Annual Gift Tax Exclusion & Spousal Gifts
The
federal annual gift tax exclusion increases to $19,000 per donee in
2025 (up from $18,000 in 2024). Donors can make an unlimited
number of “annual exclusion gifts,” so long as the amount of each gift
does not exceed $19,000 per donee during the 2025 calendar year.
(Generally, married couples can give $38,000 per donee as long as
certain measures are taken.)
Annual
exclusion gifts do not use up any of a person’s lifetime unified
exemption amount, and generally no gift tax return is required. If
you make a gift in excess of $19,000 to one donee, you may still avoid
paying a gift tax on the excess by filing a gift tax return (IRS Form
709), with an election to use part of your unused unified lifetime
estate and gift tax exemption amount to cover the overage.
As
in years past, a person may give an unlimited amount to his or her
spouse by using the “unlimited gift tax marital deduction,” as long as
the donee spouse is a U.S. citizen. If the donee spouse is not a
U.S. citizen, tax-free transfers to the non-citizen spouse are limited
to a “super annual exclusion” amount, which increases to $190,000 in
2025 (up from $185,000 in 2024).
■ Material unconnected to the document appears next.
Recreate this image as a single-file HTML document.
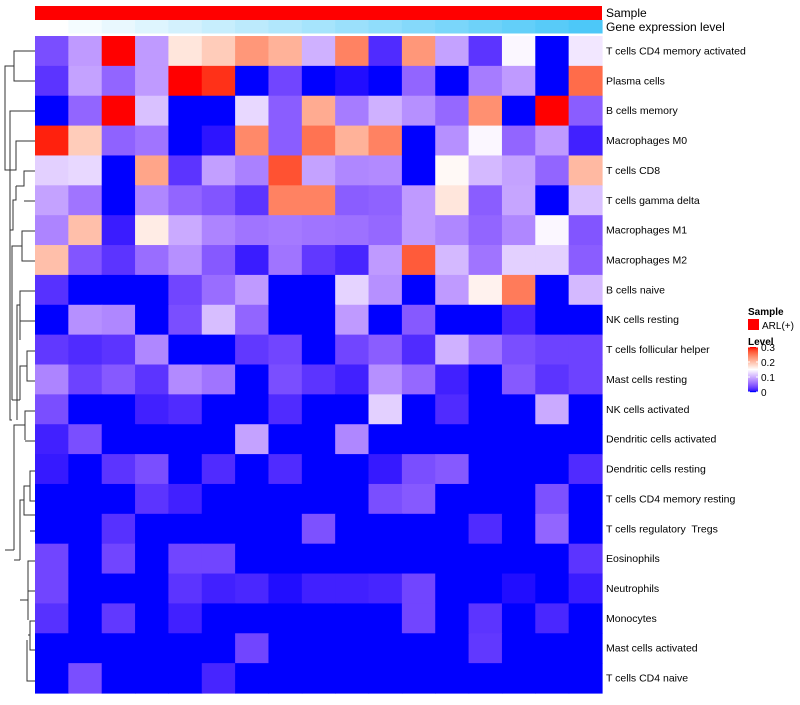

As with other gifts in excess of
annual exclusion amounts, the donor spouse may still avoid tax by filing
a gift tax return and electing to use his or her unused lifetime
exemption amount to cover the overage.
All
annual exclusion gifts and spousal gifts must be gifts of a “present”
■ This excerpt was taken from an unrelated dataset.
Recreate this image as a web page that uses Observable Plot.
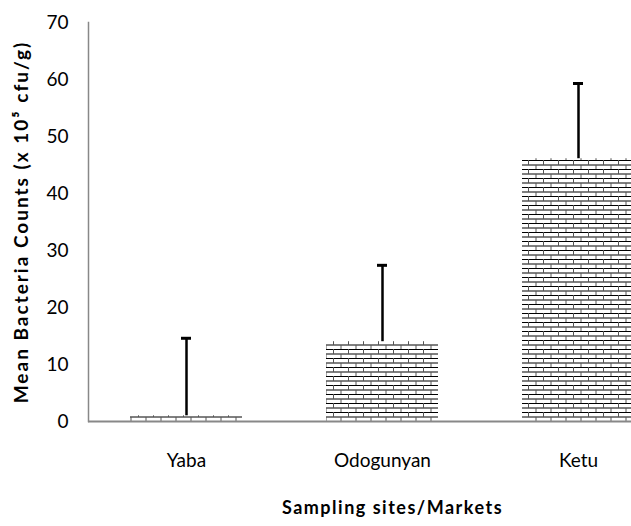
<!DOCTYPE html>
<html>
<head>
<meta charset="utf-8">
<script src="https://cdn.jsdelivr.net/npm/d3@7"></script>
<script src="https://cdn.jsdelivr.net/npm/@observablehq/plot@0.6"></script>
<style>
  html, body { margin: 0; padding: 0; background: white; overflow: hidden; }
  #chart svg { overflow: hidden; }
</style>
</head>
<body>
<div id="chart"></div>
<script>
const sites = ["Yaba", "Odogunyan", "Ketu"];
const means = [1.0, 14.0, 46.1];
const errors = [13.6, 13.4, 13.2];
const yTicks = [0, 10, 20, 30, 40, 50, 60, 70];
const yTitle = "Mean Bacteria Counts (x 10\u2075 cfu/g)";
const xTitle = "Sampling sites/Markets";

const data = sites.map((s, i) => ({site: s, mean: means[i], top: means[i] + errors[i]}));
const font = "Lato, 'Open Sans', sans-serif";

const svg = Plot.plot({
  width: 631,
  height: 526,
  marginLeft: 88,
  marginRight: -45,
  marginTop: 22,
  marginBottom: 105,
  style: {fontFamily: font, fontSize: "19px", color: "black", background: "white"},
  x: {domain: sites, paddingInner: 0.43, paddingOuter: 0.215, label: null},
  y: {domain: [0, 70], label: null},
  marks: [
    Plot.barY(data, {x: "site", y: "mean", fill: "url(#brick)"}),
    Plot.ruleX(data, {x: "site", y1: "mean", y2: "top", stroke: "black", strokeWidth: 2.5}),
    Plot.tickY(data, {x: "site", y: "top", stroke: "black", strokeWidth: 3, insetLeft: 51, insetRight: 51}),
    Plot.frame({anchor: "left", stroke: "#888", strokeWidth: 1.5}),
    Plot.ruleY([0], {stroke: "#888", strokeWidth: 2}),
    Plot.axisY({ticks: yTicks, tickSize: 0, tickPadding: 20, label: null, fontSize: 19}),
    Plot.axisX({tickSize: 0, tickPadding: 32, label: null, fontSize: 19}),
    Plot.text([yTitle], {frameAnchor: "left", dx: -67, rotate: -90, textAnchor: "middle", fontWeight: "bold", fontSize: 19}),
    Plot.text([xTitle], {frameAnchor: "bottom", dx: 10, dy: 92, fontWeight: "bold", fontSize: 18})
  ]
});

d3.select(svg).selectAll("text").each(function() {
  const t = this.textContent;
  if (t === yTitle) d3.select(this).style("letter-spacing", "2px");
  if (t === xTitle) d3.select(this).style("letter-spacing", "1.5px");
});

d3.select(svg).insert("defs", ":first-child").html(`
  <pattern id="brick" patternUnits="userSpaceOnUse" width="15" height="9" x="0" y="421">
    <rect width="15" height="9" fill="white"/>
    <line x1="0" y1="0.5" x2="15" y2="0.5" stroke="black" stroke-width="1"/>
    <line x1="0" y1="5" x2="15" y2="5" stroke="black" stroke-width="1"/>
    <line x1="3.5" y1="0" x2="3.5" y2="5" stroke="#555" stroke-width="1"/>
    <line x1="11" y1="5" x2="11" y2="9" stroke="#555" stroke-width="1"/>
  </pattern>`);

document.getElementById("chart").appendChild(svg);
</script>
</body>
</html>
interest as opposed to a “future” interest, and further qualifications
can apply. It is recommended that you consult your tax advisor
prior to making a particular gift.
Other Tax-Free Lifetime Gifting
Lifetime
gifts to qualified charities may generally be made in unlimited
amounts, free of gift tax. In addition, certain direct payments
made on behalf of others are not considered “gifts,” and may be made in
unlimited amounts. These include direct payments on behalf of
another person to educational institutions for tuition and to medical
providers for medical care. These payments must be made directly
to the institutions or providers, however, or they will be treated as
gifts to the individuals. Because certain qualifications apply, it
is recommended that you consult your tax advisor before making
particular charitable gifts or payments on behalf of others.
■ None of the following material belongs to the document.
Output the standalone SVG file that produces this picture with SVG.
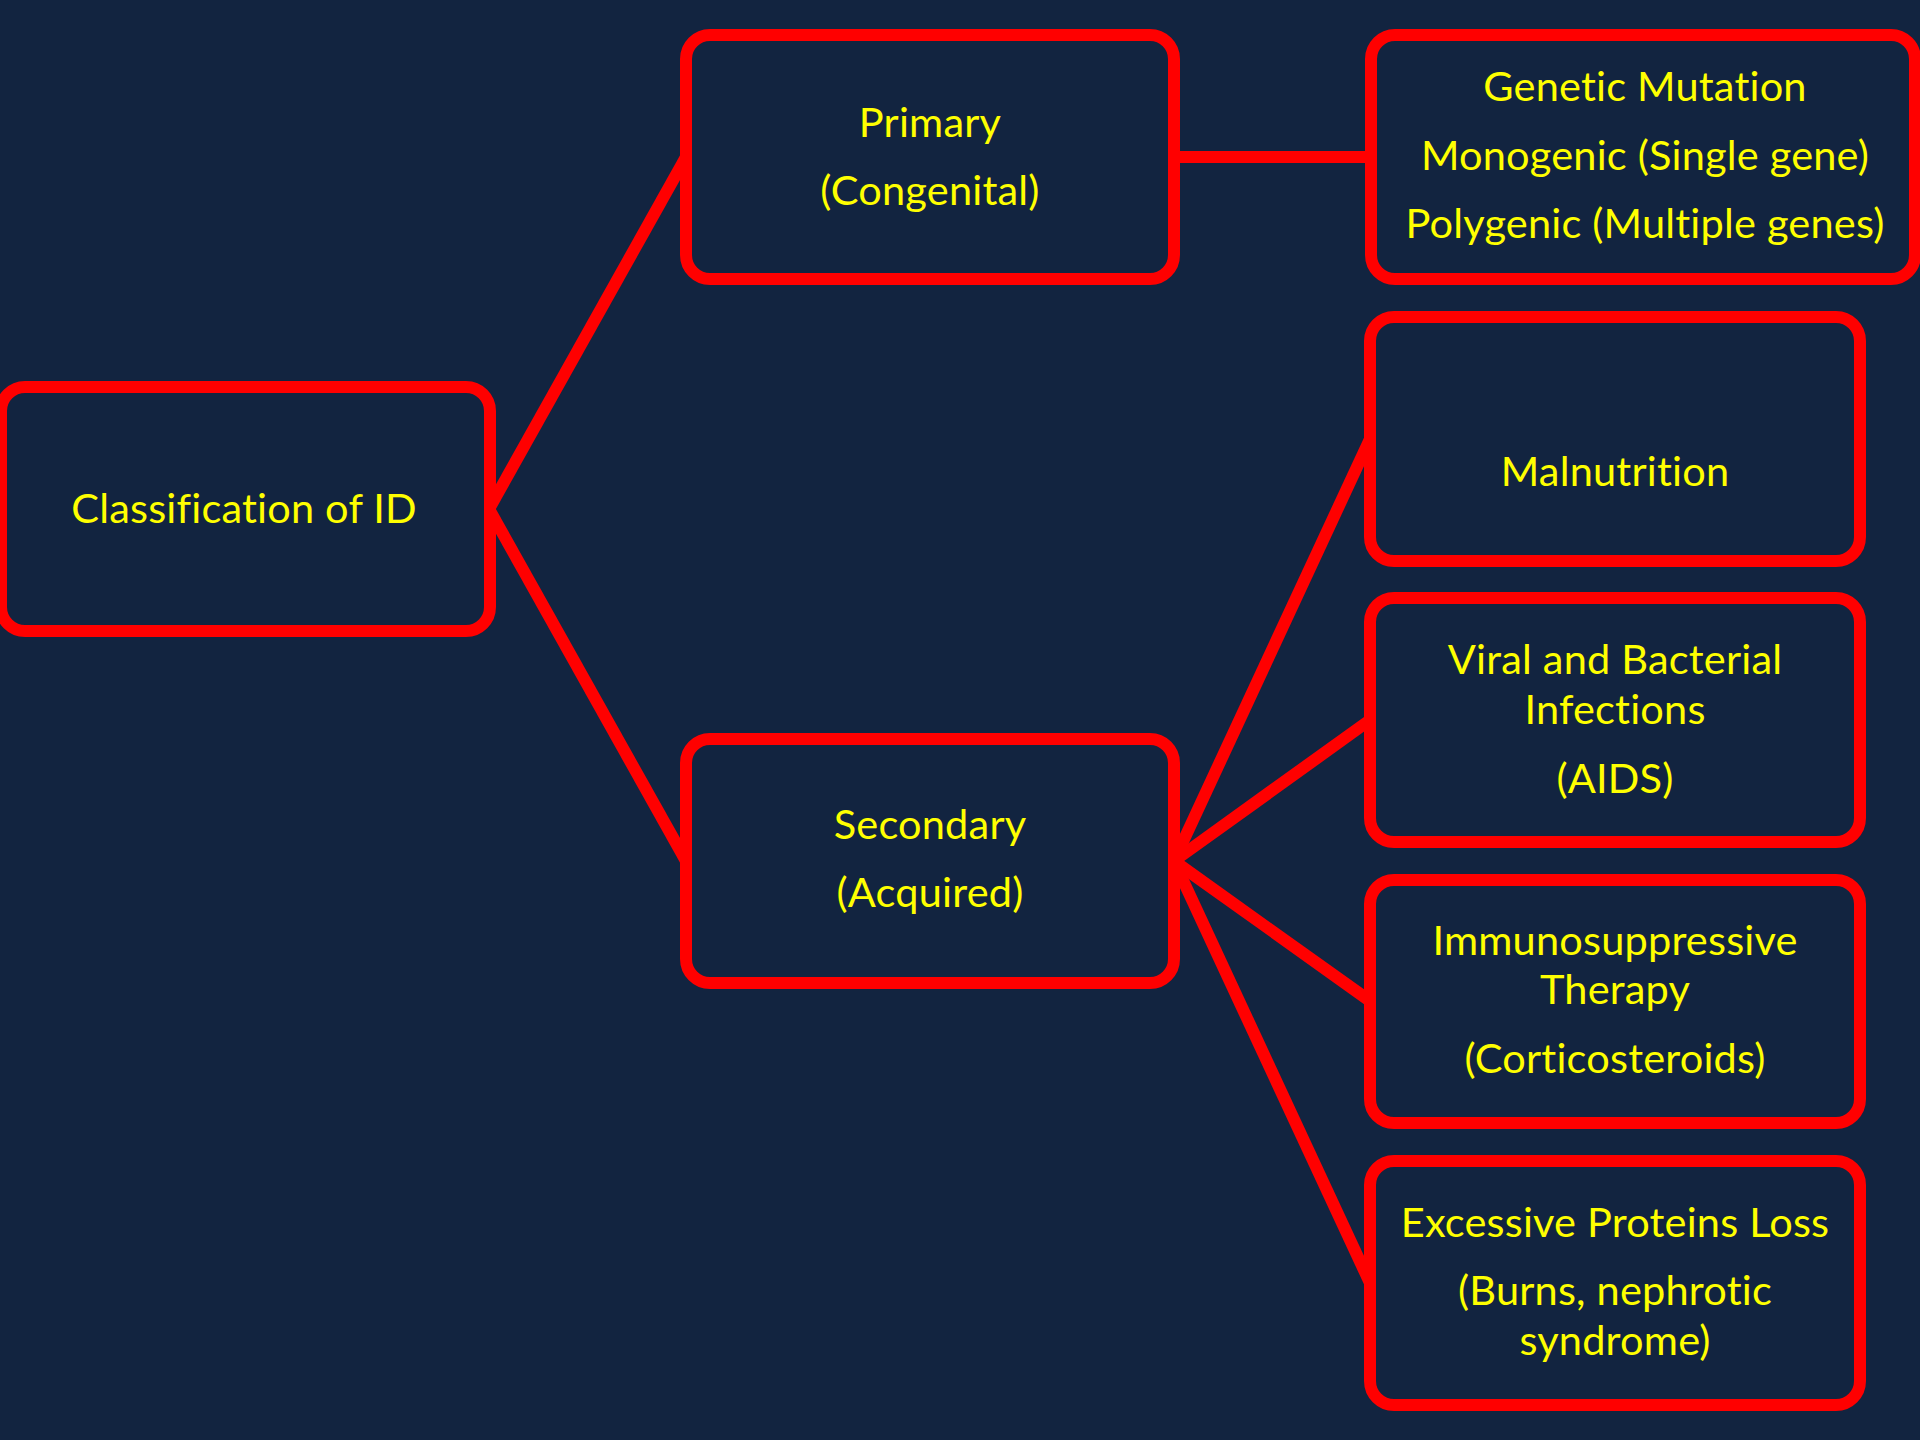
<svg xmlns="http://www.w3.org/2000/svg" width="1920" height="1440" viewBox="0 0 1920 1440">
<style>
.box{fill:#122440;stroke:#FF0000;stroke-width:12}
.lbl{fill:#FFFF00;font-family:Lato,"Open Sans","Liberation Sans",sans-serif;font-size:41.5px;text-anchor:middle;font-variant-ligatures:none;font-feature-settings:"liga" 0,"clig" 0;letter-spacing:0.2px}
.con{stroke:#FF0000;stroke-width:12;fill:none}
</style>
<rect x="0" y="0" width="1920" height="1440" fill="#122440"/>
<g id="connectors">
<line class="con" x1="489" y1="509" x2="686" y2="157"/>
<line class="con" x1="489" y1="509" x2="686" y2="861"/>
<line class="con" x1="1174" y1="157" x2="1371" y2="157"/>
<line class="con" x1="1174" y1="861" x2="1370" y2="439"/>
<line class="con" x1="1174" y1="861" x2="1370" y2="720"/>
<line class="con" x1="1174" y1="861" x2="1370" y2="1001"/>
<line class="con" x1="1174" y1="861" x2="1370" y2="1283"/>
</g>
<g id="classification">
<rect class="box" x="1" y="387" width="489" height="244" rx="24"/>
<text class="lbl" x="244" y="523">Classification of ID</text>
</g>
<g id="primary">
<rect class="box" x="686" y="35" width="488" height="244" rx="24"/>
<text class="lbl" x="930" y="137">Primary</text>
<text class="lbl" x="930" y="205">(Congenital)</text>
</g>
<g id="secondary">
<rect class="box" x="686" y="739" width="488" height="244" rx="24"/>
<text class="lbl" x="930" y="839">Secondary</text>
<text class="lbl" x="930" y="907">(Acquired)</text>
</g>
<g id="genetic">
<rect class="box" x="1371" y="35" width="544" height="244" rx="24"/>
<text class="lbl" x="1645" y="101">Genetic Mutation</text>
<text class="lbl" x="1645" y="170">Monogenic (Single gene)</text>
<text class="lbl" x="1645" y="238">Polygenic (Multiple genes)</text>
</g>
<g id="malnutrition">
<rect class="box" x="1370" y="317" width="490" height="244" rx="24"/>
<text class="lbl" x="1615" y="486">Malnutrition</text>
</g>
<g id="infections">
<rect class="box" x="1370" y="598" width="490" height="244" rx="24"/>
<text class="lbl" x="1615" y="674">Viral and Bacterial</text>
<text class="lbl" x="1615" y="724">Infections</text>
<text class="lbl" x="1615" y="793">(AIDS)</text>
</g>
<g id="immunosuppressive">
<rect class="box" x="1370" y="880" width="490" height="243" rx="24"/>
<text class="lbl" x="1615" y="955">Immunosuppressive</text>
<text class="lbl" x="1615" y="1004">Therapy</text>
<text class="lbl" x="1615" y="1073">(Corticosteroids)</text>
</g>
<g id="protein-loss">
<rect class="box" x="1370" y="1161" width="490" height="244" rx="24"/>
<text class="lbl" x="1615" y="1237">Excessive Proteins Loss</text>
<text class="lbl" x="1615" y="1305">(Burns, nephrotic</text>
<text class="lbl" x="1615" y="1355">syndrome)</text>
</g>
</svg>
Review of Estate Planning Documents for Outdated Estate Tax Provisions
The
federal estate and gift tax exemption has changed dramatically in
recent decades, from $675,000 in 2001 to nearly $14 million in
2025. This change has resulted in many outdated estate plans, and
much of the tax-avoidance attention in estate planning (for estates less
than the exemption amount) has shifted away from estate tax, focusing
instead on income tax considerations ‒ including efforts to maximize
stepped-up basis of appreciated assets and avoidance of capital gains
for heirs.
A review of your estate planning documents as well as your past and
future gifting decisions is strongly recommended to ensure they reflect
today’s exemption landscape and tax priorities.